Policemen investigating the terrorist attack at Parsons Green have made a “significant” arrest in connection with the attempted bombing.
An 18-year-old man was arrested by Kent Police in the port area of Dover on Saturday morning under section 41 of the Terrorism Act.
He is being held in custody at a local police station from where he will be transferred to a south London police station.
Deputy Assistant Commissioner Neil Basu, Senior National Co-ordinator for Counter Terrorism Policing, said: “We have made a significant arrest in our investigation this morning. Although we are pleased with the progress made, this investigation continues and the threat level remains at critical.
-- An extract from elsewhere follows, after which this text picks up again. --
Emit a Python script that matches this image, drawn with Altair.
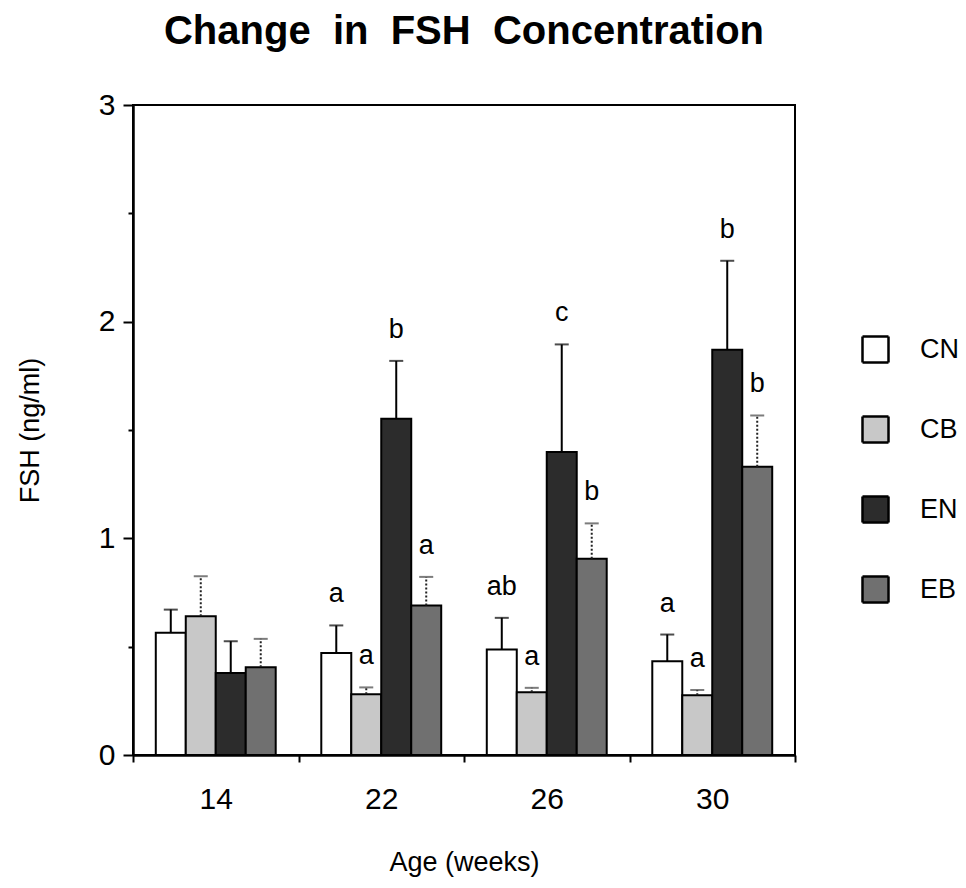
import altair as alt
import pandas as pd

# FSH concentration (ng/ml) by age and treatment group: mean and mean + SEM
ages = ["14", "22", "26", "30"]
groups = ["CN", "CB", "EN", "EB"]

mean_cn = [0.564, 0.471, 0.487, 0.433]
mean_cb = [0.640, 0.280, 0.290, 0.276]
mean_en = [0.379, 1.552, 1.398, 1.870]
mean_eb = [0.405, 0.690, 0.906, 1.330]

upper_cn = [0.671, 0.598, 0.633, 0.556]
upper_cb = [0.825, 0.312, 0.310, 0.300]
upper_en = [0.525, 1.819, 1.895, 2.281]
upper_eb = [0.536, 0.822, 1.069, 1.567]

# significance letters shown above each bar
letters_cn = ["", "a", "ab", "a"]
letters_cb = ["", "a", "a", "a"]
letters_en = ["", "b", "c", "b"]
letters_eb = ["", "a", "b", "b"]

fills = ["#ffffff", "#c8c8c8", "#2c2c2c", "#707070"]
FONT = "Liberation Sans"
NB = "\u00a0\u00a0"

rows = []
for g, means, uppers, letters in [
    ("CN", mean_cn, upper_cn, letters_cn),
    ("CB", mean_cb, upper_cb, letters_cb),
    ("EN", mean_en, upper_en, letters_en),
    ("EB", mean_eb, upper_eb, letters_eb),
]:
    for a, m, u, l in zip(ages, means, uppers, letters):
        rows.append({"age": a, "group": g, "mean": m, "upper": u, "letter": l})
df = pd.DataFrame(rows)

x_enc = alt.X(
    "age:N",
    sort=ages,
    scale=alt.Scale(paddingInner=0, paddingOuter=0),
    axis=alt.Axis(
        title="Age (weeks)",
        labelAngle=0,
        tickBand="extent",
        tickSize=7,
        labelPadding=22,
        titleX=331,
        titleY=107,
        titleBaseline="middle",
    ),
)
xoff_enc = alt.XOffset(
    "group:N", sort=groups, scale=alt.Scale(paddingInner=0, paddingOuter=0.76)
)
y_scale = alt.Scale(domain=[0, 3], nice=False, zero=True)

base = alt.Chart(df)
solid = base.transform_filter(alt.FieldOneOfPredicate(field="group", oneOf=["CN", "EN"]))
stippled = base.transform_filter(alt.FieldOneOfPredicate(field="group", oneOf=["CB", "EB"]))

bars = base.mark_bar(stroke="black", strokeWidth=2).encode(
    x=x_enc,
    xOffset=xoff_enc,
    y=alt.Y(
        "mean:Q",
        scale=y_scale,
        axis=alt.Axis(
            title="FSH (ng/ml)",
            values=[0, 0.5, 1, 1.5, 2, 2.5, 3],
            labelExpr="datum.value % 1 == 0 ? format(datum.value, 'd') : ''",
            tickSize={"condition": {"test": "datum.value % 1 != 0", "value": 5}, "value": 10},
            labelPadding=8,
            titleX=-103,
            titleY=325,
            titleAngle=-90,
            titleBaseline="middle",
            titleAlign="center",
        ),
    ),
    color=alt.Color(
        "group:N",
        sort=groups,
        scale=alt.Scale(domain=groups, range=fills),
        legend=alt.Legend(
            title=None,
            orient="none",
            legendX=728,
            legendY=230,
            symbolType="square",
            symbolSize=676,
            symbolStrokeColor="black",
            symbolStrokeWidth=2.5,
            symbolOpacity=1,
            symbolDash=[1, 0],
            labelFont=FONT,
            labelFontSize=27,
            labelColor="black",
            labelOffset=30,
            rowPadding=43,
            padding=0,
        ),
    ),
)


def whisker(src, dash, colour):
    return src.mark_rule(color=colour, strokeWidth=2, strokeDash=dash).encode(
        x=x_enc,
        xOffset=xoff_enc,
        y=alt.Y("mean:Q", scale=y_scale),
        y2="upper:Q",
    )


def cap(src, colour):
    return src.mark_tick(color=colour, thickness=2, size=14).encode(
        x=x_enc,
        xOffset=xoff_enc,
        y=alt.Y("upper:Q", scale=y_scale),
    )


labels = base.mark_text(
    dy=-31, fontSize=27, font=FONT, color="black", baseline="middle"
).encode(
    x=x_enc,
    xOffset=xoff_enc,
    y=alt.Y("upper:Q", scale=y_scale),
    text="letter:N",
)

chart = (
    alt.layer(
        bars,
        whisker(solid, [1, 0], "black"),
        whisker(stippled, [2, 2], "#222222"),
        cap(solid, "black"),
        cap(stippled, "#444444"),
        labels,
    )
    .properties(
        width=662,
        height=650,
        autosize="none",
        padding={"left": 133, "top": 105, "right": 171, "bottom": 133},
        title=alt.TitleParams(
            f"Change{NB}in{NB}FSH{NB}Concentration",
            font=FONT,
            fontSize=40,
            fontWeight="bold",
            color="black",
            anchor="middle",
            offset=38,
        ),
    )
    .configure_view(stroke="black", strokeWidth=2)
    .configure_axis(
        domainColor="black",
        domainWidth=2.5,
        tickColor="black",
        tickWidth=2,
        labelFont=FONT,
        labelFontSize=30,
        labelColor="black",
        titleFont=FONT,
        titleFontSize=27,
        titleFontWeight="normal",
        titleColor="black",
        grid=False,
    )
)

chart.save("out.html", embed_options={"renderer": "svg", "actions": False})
“The public should remain vigilant as our staff, officers and partners continue to work through this complex investigation. We are not, at this time, changing our protective security measures and the steps taken to free up extra armed officers remain in place.
“This arrest will lead to more activity from our officers. For strong investigative reasons we will not give any more details on the man we arrested at this stage.”
The development came after Prime Minister ordered troops onto the streets on Friday night after a suspected Islamist placed a powerful time bomb on a packed rush hour train heading towards Westminster.
Higher level security
Theresa May took the decision after the independent Joint Terrorism Assessment Centre (JTAC) recommended raising the terror threat to its highest level, Critical, meaning another attack is expected.
The army will deploy troops at key locations around the capital in order to free up police who were last night involved in a huge manhunt to catch the terrorist responsible for the failed Parsons Green bomb attack, which Islamic State of Iraq and the Levant claimed responsibility.
At least 29 people were injured, including a boy believed to be aged about 10 when an improvised explosive device (IED) went off on a packed rush hour tube at Parsons Green in west London yesterday morning.
Witnesses described scenes of terror and panic after the blast sent a “fireball” and a “wall of flame” through a District line service in west London.
But the main device, which had been fitted with a crude timer using shop-bought fairy lights, failed to detonate, meaning hundreds of people were spared death and serious injury.
Anti-terror police are understood to be working on the theory that the bomb was detonated early by accident and that the intended target may have been the Tube station at Westminster.
Detectives have so far spoken to 45 witnesses and continue to receive information from the public to the confidential anti-terrorist hotline.